For this week, we are going to start by talking about the problem of phishing: fraudulent communications (like email or text messages) that pretend to be something they are not, trying to get the recipient to take some action (like click on a link, give away their password, install malware on their device, or transfer money) that they normally wouldn’t be willing to do.

Start by reading this paper (which is summarized in this brief news article) about how experts detect phishing, and this academic paper about ho non-experts detect phishing. They are about how IT experts detect phishing emails in their own inboxes. All of the examples in that paper are about successful detection of phishing, thus stopping the attacks. However, phishing is still a big problem in the world.
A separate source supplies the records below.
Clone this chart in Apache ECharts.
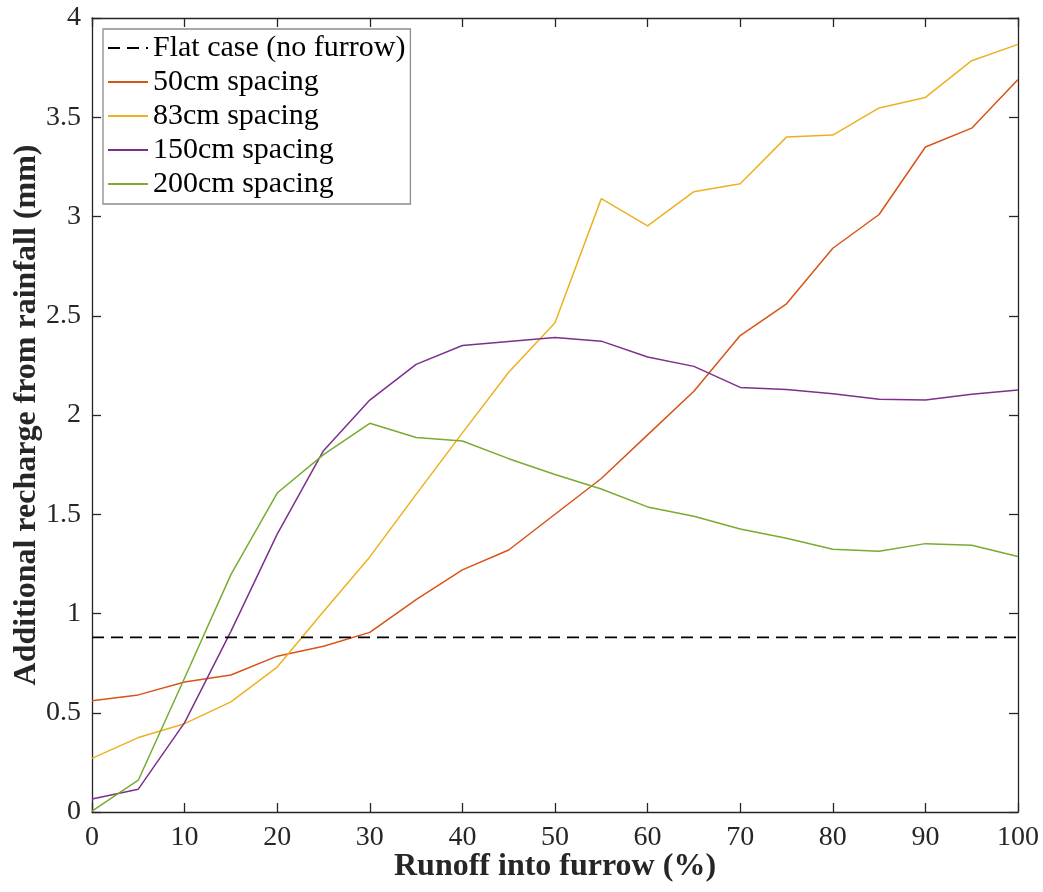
<!DOCTYPE html>
<html>
<head>
<meta charset="utf-8">
<script src="https://cdn.jsdelivr.net/npm/echarts@6/dist/echarts.min.js"></script>
<style>
  html, body { margin: 0; padding: 0; background: #fff; }
  #chart { width: 1043px; height: 892px; }
</style>
</head>
<body>
<div id="chart"></div>
<script>
// Runoff share directed into the furrow (%)
const runoff = [0, 5, 10, 15, 20, 25, 30, 35, 40, 45, 50, 55, 60, 65, 70, 75, 80, 85, 90, 95, 100];

// Additional recharge from rainfall (mm) per furrow spacing
const spacing50 = [0.56, 0.59, 0.655, 0.69, 0.785, 0.835, 0.905, 1.07, 1.22, 1.32, 1.50, 1.68, 1.90, 2.12, 2.40, 2.56, 2.84, 3.01, 3.35, 3.445, 3.69];
const spacing83 = [0.27, 0.375, 0.445, 0.555, 0.73, 1.01, 1.285, 1.60, 1.91, 2.215, 2.465, 3.09, 2.953, 3.125, 3.165, 3.40, 3.41, 3.547, 3.60, 3.785, 3.867];
const spacing150 = [0.065, 0.115, 0.45, 0.91, 1.40, 1.82, 2.075, 2.255, 2.35, 2.37, 2.39, 2.372, 2.292, 2.245, 2.139, 2.129, 2.107, 2.079, 2.076, 2.104, 2.126];
const spacing200 = [0.005, 0.16, 0.675, 1.196, 1.607, 1.80, 1.958, 1.887, 1.869, 1.78, 1.70, 1.627, 1.537, 1.49, 1.426, 1.379, 1.324, 1.314, 1.352, 1.344, 1.287];

// Recharge without a furrow
const flatCase = 0.88;

const seriesNames = ['Flat case (no furrow)', '50cm spacing', '83cm spacing', '150cm spacing', '200cm spacing'];
const seriesColors = ['#000000', '#D95319', '#EDB120', '#7E2F8E', '#77AC30'];

const pairs = ys => runoff.map((x, i) => [x, ys[i]]);

const font = '"Liberation Serif", "Times New Roman", serif';
const axisColor = '#262626';

const chart = echarts.init(document.getElementById('chart'), null, { renderer: 'canvas' });

const baseAxisLine = { show: true, onZero: false, lineStyle: { color: axisColor, width: 1.3 } };
const innerTicks = { show: true, inside: true, length: 9, lineStyle: { color: axisColor, width: 1.3 } };

chart.setOption({
  animation: false,
  backgroundColor: '#ffffff',
  textStyle: { fontFamily: font },
  grid: { left: 92, right: 25, top: 18, bottom: 80, containLabel: false, outerBoundsMode: 'none' },
  legend: {
    orient: 'vertical',
    left: 103,
    top: 29,
    padding: [4, 5, 5, 4],
    itemWidth: 40,
    itemHeight: 12,
    itemGap: 4,
    backgroundColor: '#ffffff',
    borderColor: '#8c8c8c',
    borderWidth: 1.3,
    // line-only keys: hide the marker dot drawn in the middle of each key
    itemStyle: { color: 'rgba(0,0,0,0)', borderWidth: 0, opacity: 0 },
    textStyle: { fontFamily: font, fontSize: 30, lineHeight: 30, color: '#000' },
    data: seriesNames,
  },
  xAxis: [
    {
      type: 'value', min: 0, max: 100, interval: 10,
      name: 'Runoff into furrow (%)', nameLocation: 'middle', nameGap: 39, nameMoveOverlap: false,
      nameTextStyle: { fontFamily: font, fontSize: 32, fontWeight: 'bold', color: '#262626' },
      axisLine: baseAxisLine, axisTick: innerTicks,
      axisLabel: { fontFamily: font, fontSize: 28, color: '#262626', margin: 12 },
      splitLine: { show: false },
    },
    {
      type: 'value', min: 0, max: 100, interval: 10, position: 'top',
      axisLine: baseAxisLine, axisTick: innerTicks,
      axisLabel: { show: false }, splitLine: { show: false },
    }
  ],
  yAxis: [
    {
      type: 'value', min: 0, max: 4, interval: 0.5,
      name: 'Additional recharge from rainfall (mm)', nameLocation: 'middle', nameGap: 49, nameMoveOverlap: false,
      nameTextStyle: { fontFamily: font, fontSize: 32, fontWeight: 'bold', color: '#262626' },
      axisLine: baseAxisLine, axisTick: innerTicks,
      axisLabel: { fontFamily: font, fontSize: 28, color: '#262626', margin: 11 },
      splitLine: { show: false },
    },
    {
      type: 'value', min: 0, max: 4, interval: 0.5, position: 'right',
      axisLine: baseAxisLine, axisTick: innerTicks,
      axisLabel: { show: false }, splitLine: { show: false },
    }
  ],
  series: [
    {
      name: seriesNames[0], type: 'line', symbol: 'none', z: 3,
      data: [[0, flatCase], [100, flatCase]],
      lineStyle: { color: seriesColors[0], width: 1.8, type: [12, 7] },
      itemStyle: { color: seriesColors[0] },
    },
    ...[spacing50, spacing83, spacing150, spacing200].map((ys, i) => ({
      name: seriesNames[i + 1], type: 'line', symbol: 'none', z: 2,
      data: pairs(ys),
      lineStyle: { color: seriesColors[i + 1], width: 1.5 },
      itemStyle: { color: seriesColors[i + 1] },
    })),
  ],
});
</script>
</body>
</html>
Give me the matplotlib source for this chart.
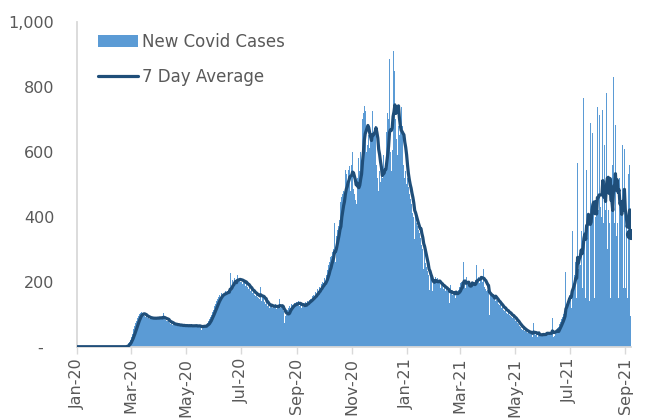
import matplotlib
matplotlib.use('Agg')
import matplotlib.pyplot as plt
import matplotlib.dates as mdates
from matplotlib.ticker import FuncFormatter, MultipleLocator
import pandas as pd

# daily new cases
jan20 = [0, 0, 0, 0, 0, 0, 0, 0, 0, 0, 0, 0, 0, 0, 0, 0, 0, 0, 0, 0,
         0, 0, 0, 0, 0, 0, 0, 0, 0, 0, 0]
feb20 = [0, 0, 0, 0, 0, 0, 0, 0, 0, 0, 0, 0, 0, 0, 0, 0, 0, 0, 0, 0,
         0, 0, 0, 0, 3, 6, 10, 15, 22]
mar20 = [30, 38, 46, 55, 64, 72, 80, 88, 95, 100, 104, 108, 102, 98, 100, 96,
         92, 94, 88, 90, 86, 92, 85, 88, 90, 84, 89, 86, 91, 87, 90]
apr20 = [88, 92, 85, 90, 86, 104, 84, 82, 80, 78, 83, 76, 74, 70, 72, 68,
         71, 69, 66, 70, 67, 64, 69, 66, 63, 68, 65, 62, 67, 64]
may20 = [66, 63, 67, 62, 65, 64, 68, 61, 64, 66, 62, 67, 65, 60, 63, 66,
         64, 50, 67, 65, 63, 66, 64, 68, 72, 78, 85, 92, 99, 106, 112]
jun20 = [114, 125, 132, 140, 146, 152, 160, 150, 164, 158, 170, 163, 165, 170,
         160, 172, 168, 176, 226, 170, 196, 204, 192, 212, 206, 198, 220, 204,
         210, 200]
jul20 = [206, 200, 194, 208, 196, 188, 202, 184, 176, 186, 178, 170, 174, 164,
         170, 160, 156, 166, 154, 150, 160, 148, 184, 140, 156, 150, 136, 130,
         138, 124, 130]
aug20 = [128, 120, 126, 132, 118, 125, 122, 130, 116, 127, 124, 120, 148, 118,
         124, 122, 110, 72, 96, 100, 98, 112, 118, 124, 120, 130, 128, 122,
         134, 140, 128]
sep20 = [136, 130, 142, 124, 134, 120, 128, 122, 132, 125, 138, 130, 142, 136,
         144, 148, 140, 156, 150, 160, 154, 168, 162, 176, 170, 184, 180, 192,
         188, 200]
oct20 = [196, 210, 192, 220, 236, 250, 262, 275, 262, 278, 290, 300, 380, 260,
         340, 360, 372, 390, 420, 445, 459, 470, 480, 464, 545, 530, 500, 545,
         520, 556, 480]
nov20 = [560, 600, 484, 470, 450, 440, 520, 480, 580, 540, 600, 560, 700, 720,
         740, 724, 600, 660, 620, 650, 610, 660, 640, 724, 650, 660, 680, 700,
         560, 520]
dec20 = [480, 540, 507, 560, 520, 590, 540, 555, 550, 660, 720, 700, 886, 600,
         540, 605, 909, 820, 848, 700, 640, 590, 680, 650, 660, 736, 678, 600,
         560, 520, 540]
jan21 = [500, 520, 490, 470, 455, 440, 430, 410, 400, 330, 420, 380, 372, 360,
         350, 335, 325, 312, 300, 240, 300, 258, 245, 232, 220, 175, 200, 230,
         205, 172, 200]
feb21 = [205, 215, 198, 212, 195, 188, 200, 182, 190, 185, 178, 192, 170, 180,
         172, 165, 175, 134, 190, 172, 158, 170, 165, 150, 172, 160, 168, 175]
mar21 = [185, 195, 200, 190, 261, 205, 180, 134, 215, 200, 195, 188, 192, 185,
         200, 190, 198, 184, 205, 250, 200, 215, 196, 208, 218, 200, 240, 195,
         185, 178, 170]
apr21 = [175, 178, 98, 170, 162, 158, 160, 150, 148, 140, 145, 140, 132, 128,
         135, 120, 118, 122, 112, 110, 118, 105, 102, 108, 98, 95, 100, 90,
         88, 92]
may21 = [85, 80, 78, 72, 70, 65, 60, 62, 55, 52, 58, 48, 50, 45, 42, 48,
         40, 44, 46, 38, 30, 72, 40, 36, 42, 30, 38, 40, 35, 38, 36]
jun21 = [38, 40, 34, 42, 36, 62, 38, 35, 40, 36, 42, 88, 30, 34, 44, 48,
         52, 58, 62, 70, 75, 85, 92, 100, 110, 122, 230, 118, 140, 150]
jul21 = [160, 150, 120, 357, 170, 200, 220, 260, 150, 566, 240, 260, 250, 357,
         180, 280, 766, 330, 150, 545, 380, 400, 140, 688, 380, 420, 657, 430,
         150, 400, 420]
aug21 = [736, 420, 713, 430, 150, 400, 728, 380, 620, 420, 780, 300, 420, 380,
         703, 150, 420, 560, 830, 380, 683, 340, 380, 150, 620, 520, 420, 420,
         622, 180, 607]
sep21 = [180, 420, 150, 500, 530, 560, 93]

months = [jan20, feb20, mar20, apr20, may20, jun20, jul20, aug20, sep20,
          oct20, nov20, dec20, jan21, feb21, mar21, apr21, may21, jun21,
          jul21, aug21, sep21]
cases = pd.Series([v for m in months for v in m],
                  index=pd.date_range('2020-01-01', periods=sum(len(m) for m in months), freq='D'))
avg7 = cases.rolling(7, min_periods=1).mean()

GREY = '#595959'
AXIS = '#d9d9d9'
BAR = '#5b9bd5'
LINE = '#1f4e79'

plt.rcParams['font.family'] = ['DejaVu Sans']

fig = plt.figure(figsize=(6.63, 4.2), dpi=100)
ax = fig.add_axes([0.1157, 0.1745, 0.8363, 0.774])

bars = ax.bar(cases.index, cases.values, width=1.0, color=BAR, linewidth=0,
              label='New Covid Cases', zorder=2)
line, = ax.plot(avg7.index, avg7.values, color=LINE, lw=2.3, label='7 Day Average',
                zorder=3, solid_capstyle='round')
ax.plot(avg7.index[-1], avg7.values[-1], 'o', color=LINE, ms=7, zorder=4)

ax.set_ylim(0, 1000)
ax.set_xlim(cases.index[0] - pd.Timedelta(hours=12),
            cases.index[-1] + pd.Timedelta(hours=12))
ax.yaxis.set_major_locator(MultipleLocator(200))
ax.yaxis.set_major_formatter(FuncFormatter(lambda v, p: '-  ' if v == 0 else f'{v:,.0f}'))
ax.xaxis.set_major_locator(mdates.MonthLocator(bymonth=[1, 3, 5, 7, 9, 11]))
ax.xaxis.set_major_formatter(mdates.DateFormatter('%b-%y'))

for s in ['top', 'right']:
    ax.spines[s].set_visible(False)
for s in ['left', 'bottom']:
    ax.spines[s].set_color(AXIS)
    ax.spines[s].set_linewidth(1.3)
ax.tick_params(axis='y', length=0, pad=16, labelsize=11.5, labelcolor=GREY)
ax.tick_params(axis='x', length=5, width=1, color=AXIS, pad=3,
               labelsize=11.5, labelcolor=GREY, labelrotation=90)

leg = ax.legend(handles=[bars, line], loc='upper left',
                bbox_to_anchor=(98 / 663, 1 - 33 / 420),
                bbox_transform=fig.transFigure, frameon=False, fontsize=12,
                handlelength=2.4, handletextpad=0.25, labelspacing=1.0,
                borderpad=0, borderaxespad=0)
for t in leg.get_texts():
    t.set_color(GREY)

fig.savefig('out.png', dpi=100)
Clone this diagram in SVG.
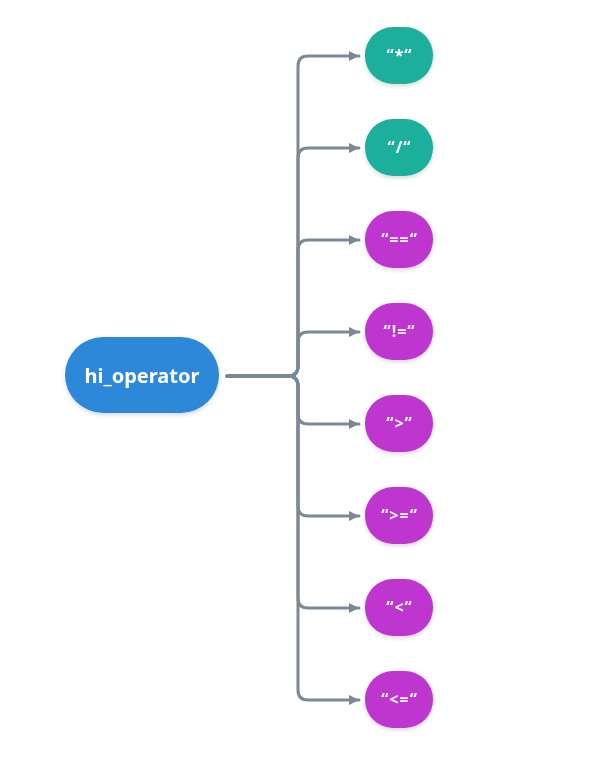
<svg xmlns="http://www.w3.org/2000/svg" width="594" height="771" viewBox="0 0 594 771">
<style>
.c{fill:none;stroke:#7b8895;stroke-width:3;stroke-linecap:round;stroke-linejoin:round}
.t{fill:#fff;font-family:"Noto Sans","Open Sans",sans-serif;font-weight:bold;text-anchor:middle;dominant-baseline:central}
.leaf{font-size:16px;letter-spacing:1px}
.teal{fill:#1aaf9c}
.pur{fill:#bf35cf}
</style>
<defs>
<marker id="a" markerUnits="userSpaceOnUse" markerWidth="14" markerHeight="14" viewBox="0 0 14 14" refX="11" refY="7" orient="auto">
<path d="M1 2 L11 7 L1 12 Z" fill="#7b8895"/>
</marker>
<filter id="s" x="-20%" y="-20%" width="140%" height="150%">
<feDropShadow dx="0" dy="2" stdDeviation="2" flood-color="#000" flood-opacity="0.15"/>
</filter>
</defs>
<g id="connectors">
<path class="c" marker-end="url(#a)" d="M227 376 H288 Q298 376 298 366 V66 Q298 56 308 56 H359"/>
<path class="c" marker-end="url(#a)" d="M227 376 H288 Q298 376 298 366 V158 Q298 148 308 148 H359"/>
<path class="c" marker-end="url(#a)" d="M227 376 H288 Q298 376 298 366 V250 Q298 240 308 240 H359"/>
<path class="c" marker-end="url(#a)" d="M227 376 H288 Q298 376 298 366 V342 Q298 332 308 332 H359"/>
<path class="c" marker-end="url(#a)" d="M227 376 H288 Q298 376 298 386 V414 Q298 424 308 424 H359"/>
<path class="c" marker-end="url(#a)" d="M227 376 H288 Q298 376 298 386 V506 Q298 516 308 516 H359"/>
<path class="c" marker-end="url(#a)" d="M227 376 H288 Q298 376 298 386 V598 Q298 608 308 608 H359"/>
<path class="c" marker-end="url(#a)" d="M227 376 H288 Q298 376 298 386 V690 Q298 700 308 700 H359"/>
</g>
<g id="root" filter="url(#s)">
<rect x="65" y="337" width="154" height="76" rx="38" fill="#2e88d9"/>
<text class="t" x="142" y="375" font-size="20">hi_operator</text>
</g>
<g id="n1" filter="url(#s)"><rect class="teal" x="365" y="27" width="68" height="57" rx="28"/><text class="t leaf" x="399.5" y="55">“*“</text></g>
<g id="n2" filter="url(#s)"><rect class="teal" x="365" y="119" width="68" height="57" rx="28"/><text class="t leaf" x="399.5" y="147">“/“</text></g>
<g id="n3" filter="url(#s)"><rect class="pur" x="365" y="211" width="68" height="57" rx="28"/><text class="t leaf" x="399.5" y="239">“==“</text></g>
<g id="n4" filter="url(#s)"><rect class="pur" x="365" y="303" width="68" height="57" rx="28"/><text class="t leaf" x="399.5" y="331">“!=“</text></g>
<g id="n5" filter="url(#s)"><rect class="pur" x="365" y="395" width="68" height="57" rx="28"/><text class="t leaf" x="399.5" y="423">“&gt;“</text></g>
<g id="n6" filter="url(#s)"><rect class="pur" x="365" y="487" width="68" height="57" rx="28"/><text class="t leaf" x="399.5" y="515">“&gt;=“</text></g>
<g id="n7" filter="url(#s)"><rect class="pur" x="365" y="579" width="68" height="57" rx="28"/><text class="t leaf" x="399.5" y="607">“&lt;“</text></g>
<g id="n8" filter="url(#s)"><rect class="pur" x="365" y="671" width="68" height="57" rx="28"/><text class="t leaf" x="399.5" y="699">“&lt;=“</text></g>
</svg>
This about this: is this how you notice bad emails in your inbox? Do you think you could do the same things as these experts? What would you need to know?

By far, the most common way to deal with phishing is to do “fake phishing” training where the company sends you a fake phishing email and scolds you if you click on the link in the email. One example of that kind of training is here (Optional). Do you think this is a good strategy? A counter-proposal is that this is actually a bad idea, and that fake phishing training does more harm than good. (Notice: both the example and the counter-argument were written by the same person…)

What do you think? For this week’s summary, think about what you know about phishing and these fake phishing training emails. It is certainly a “best practice” to do these. Do you think it is a good policy?